Other guest actors in the series include Alan Wheatley, Christopher Lee, Patrick Barr, Hugh Griffith, Marne Maitland (twice), Joan Sims, Anthony Newley, Patricia Owens, George Coulouris, Anton Diffring, Martin Benson, Zena Marshall, Mary Parker, Henryetta Edwards and Robert Brown. The episode "Death and the Other Monkey" features a small acting part by future film director John Schlesinger as a Dutch ship's captain. The episode "Error at Daybreak" features a performance from the then 10-year-old actor Richard O'Sullivan who later went on to star in Man About the House, Robin's Nest and several other ITV series.

==Critical reception==
In Britain, the series was initially evaluated in the larger context of the programming of the newly launched ITV. Critic Bernard Levin opined: "If there were only something of signifiant badness, then one could at least take a hatchet to it. But who could take a hatchet to Wilson, Keppel, and Betty, stars of Saturday night's variety programme, or to the adventures of 'Colonel March of Scotland Yard', the intellectual content of which is the nearest thing to a hole I have ever seen?"

==List of episodes==

| Episode^{[clarification needed]} | Title | First London ITV Transmission (ABC, London) | Transmission in the Midlands (ATV, Midlands) | Archive |
|---|---|---|---|---|
| 1 | The Sorcerer | 1 October 1955 | 29 February 1956 | 16 mm |
| 2 | The Abominable Snowman | 8 October 1955 | 7 March 1956 | 35 mm |
| 3 | Present Tense | 15 October 1955 | 15 March 1956 | 16 mm |
| 4 | At Night All Cats Are Gray | 22 October 1955 | 21 March 1956 | 16 mm |
| 5 | The Case of the Kidnapped Poodle | 5 November 1955 | 28 March 1956^{[contradictory]} | 16 mm |
| 6 | The Invisible Knife | 19 October 1955 | 28 March 1956 | 16 mm |
| 7 | The Strange Event at Roman Fall | 4 February 1956 | 2 April 1956 | 16 mm |
| 8 | The Headless Hat | 12 November 1955 | 11 April 1956 | 16 mm |
| 9 | The Second Mona Lisa | 26 November 1955 | 25 April 1956 | 35 mm |
| 10 | Death in Inner Space | 10 December 1955 | 9 May 1956 | 35 mm |
| 11 | The Talking Head | 17 December 1955 | 16 May 1956 | 16 mm |
| 12 | The Devil Sells His Soul | 7 January 1956 | 6 June 1956 | 16 mm |
| 13 | Murder is Permanent | 14 January 1956 | 13 June 1956 | 35 mm |
| 14 | The Silent Vow | 21 January 1956 | 20 June 1956 | 16 mm |
| 15 | Death and the Other Monkey | 28 January 1956 | 27 June 1956 | 35 mm |
| 16 | The Stolen Crime | 11 February 1956 | 4 July 1956 | 35 mm |
| 17 | The Silver Curtain | 18 February 1956 | 10 July 1956 | 35 mm |
| 18 | Error at Daybreak | 25 February 1956 | 17 July 1956 | 35 mm |
| 19 | Hot Money | 3 March 1956 | 24 July 1956 | 16 mm |
| 20 | The Missing Link | 19 November 1955 | 31 July 1956 | 35 mm |
| 21 | The Case of the Misguided Missal | 3 December 1955 | 7 August 1956 | 16 mm |
| 22 | The Deadly Gift | 24 December 1955 | 14 August 1956 | 16 mm |
| 23 | The Case of the Lively Ghost | 31 December 1955 | 21 August 1956 | 16 mm |
| 24 | Death in the Dressing Room | 10 March 1956 | 28 August 1956 | 35 mm |
| 25 | The New Invisible Man | 17 March 1956 | 4 September 1956 | 35 mm |
| 26 | Passage at Arms | 24 September 1955 | 22 February 1956 | 35 mm |

==Home media==
Eight episodes (only) of the series have been released to home video by Alpha Video.

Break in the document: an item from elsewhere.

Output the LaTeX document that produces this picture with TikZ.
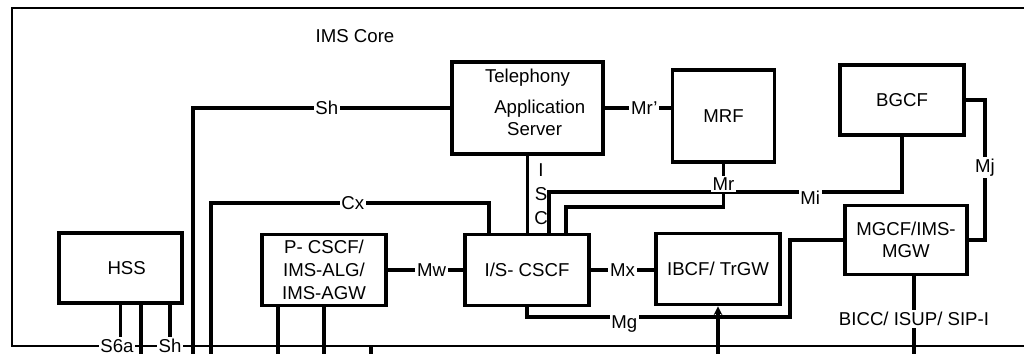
\documentclass[tikz,border=0pt]{standalone}
\usepackage{fontspec}
\setmainfont{Liberation Sans}
\usetikzlibrary{arrows.meta,positioning}
\newcommand{\px}{0.02cm}
\tikzset{
  nebox/.style 2 args={draw, line width=2.1pt, fill=white, align=center,
    inner sep=1pt, minimum width=#1*\px, minimum height=#2*\px},
  link/.style={line width=1.9pt},
  ifname/.style={fill=white, inner sep=1pt},
}

\begin{document}
\begin{tikzpicture}[x=\px,y=-\px,font=\fontsize{10.6}{12.5}\selectfont,>=Stealth]
\useasboundingbox (0,0) rectangle (1024,354);
% frame of the core
\draw[line width=1.2pt] (1040,8) -- (12,8) -- (12,346) -- (1040,346);
\coordinate (frbot) at (0,346);
\node (core) at (355,36) {IMS Core};
% boxes
\node[nebox={151}{92}, text depth=6.5pt] (tas) at (527.5,108) {Telephony\\[5pt]\hspace*{14pt}Application\\\hspace*{8pt}Server};
\node[nebox={102}{92}] (mrf) at (723.5,116) {MRF};
\node[nebox={124}{70}] (bgcf) at (902,100) {BGCF};
\node[nebox={123}{70}] (hss) at (120.5,268) {\hspace*{7pt}HSS};
\node[nebox={124}{71}] (pcscf) at (324,270) {P- CSCF/\\[0.5pt]IMS-ALG/\\[0.5pt]IMS-AGW};
\node[nebox={124}{71}] (iscscf) at (527,270) {I/S- CSCF};
\node[nebox={124}{71}] (ibcf) at (718,269) {IBCF/ TrGW};
\node[nebox={122}{69}] (mgcf) at (906,240) {MGCF/IMS-\\MGW};
% Sh and Cx towards the HSS
\coordinate (shdown) at (193,360);
\draw[link] (tas.west) -- node[ifname,pos=0.48] (shlbl) {Sh} (tas.west -| shdown) -- (shdown);
\coordinate (cxc) at (489,203);
\coordinate (cxdown) at (211,360);
\draw[link] (cxc |- iscscf.north) -- (cxc) -- node[ifname,pos=0.49] (cxlbl) {Cx} (cxc -| cxdown) -- (cxdown);
% Mw, Mx, Mr'
\draw[link] (pcscf.east) -- node[ifname,pos=0.58] (mwlbl) {Mw} (iscscf.west |- pcscf.east);
\draw[link] (iscscf.east) -- node[ifname] (mxlbl) {Mx} (ibcf.west |- iscscf.east);
\draw[link] (tas.east) -- node[ifname,pos=0.6] (mrplbl) {Mr'} (mrf.west |- tas.east);
% ISC
\draw[link] (tas.south) -- (tas.south |- iscscf.north);
\node[align=center, font=\fontsize{10.6}{13.5}\selectfont] (isclbl) at (541,194) {I\\S\\C};
% Mi
\coordinate (mic) at (549,192);
\draw[link] (mic |- iscscf.north) -- (mic) -- node[ifname,pos=0.74,yshift=-3pt] (milbl) {Mi} (mic -| bgcf.south) -- (bgcf.south);
% Mr
\coordinate (mrc) at (566,207);
\draw[link] (mrc |- iscscf.north) -- (mrc) -- (mrc -| mrf.south) -- node[ifname,pos=0.53] (mrlbl) {Mr} (mrf.south);
% Mj
\coordinate (mjc) at (985,0);
\draw[link] (bgcf.east) -- (bgcf.east -| mjc) -- node[ifname,pos=0.48] (mjlbl) {Mj} (mjc |- mgcf.east) -- (mgcf.east);
% Mg
\coordinate (mgc) at (790,317);
\draw[link] (iscscf.south) -- (iscscf.south |- mgc) -- node[ifname,pos=0.37,yshift=-4pt] (mglbl) {Mg} (mgc) -- (mgc |- mgcf.west) -- (mgcf.west);
% lines leaving the core
\coordinate (ibin) at (718,360);
\draw[link,-{Stealth[length=5pt,width=5pt]}] (ibin) -- (ibin |- ibcf.south);
\coordinate (biccdown) at (914,360);
\draw[link] (biccdown |- mgcf.south) -- node[ifname,pos=0.51] (bicclbl) {BICC/ ISUP/ SIP-I} (biccdown);
\foreach \x/\n in {278/1,324/2}{
  \coordinate (pdown\n) at (\x,360);
  \draw[link] (pdown\n |- pcscf.south) -- (pdown\n);
}
\coordinate (extdown) at (371,360);
\draw[link] (extdown |- frbot) -- (extdown);
% HSS interfaces
\node[ifname] (s6albl) at (117,346) {S6a};
\node[ifname] (hshlbl) at (170,346) {Sh};
\draw[link] (hss.south) -- (hss.south |- s6albl.north);
\draw[link] (hshlbl.north |- hss.south) -- (hshlbl.north);
\coordinate (hssdown) at (141,360);
\draw[link] (hssdown |- hss.south) -- (hssdown);
\end{tikzpicture}
\end{document}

The region 2 DVD release of the 1970 Karloff film Cauldron of Blood (aka Blind Man's Bluff) includes the episode "The Silver Curtain" as an extra.

All 26 episodes are available to stream on Amazon Prime, Apple TV and Hoopla (digital media service). The show has been regularly shown on the UK TV channel Talking Pictures TV.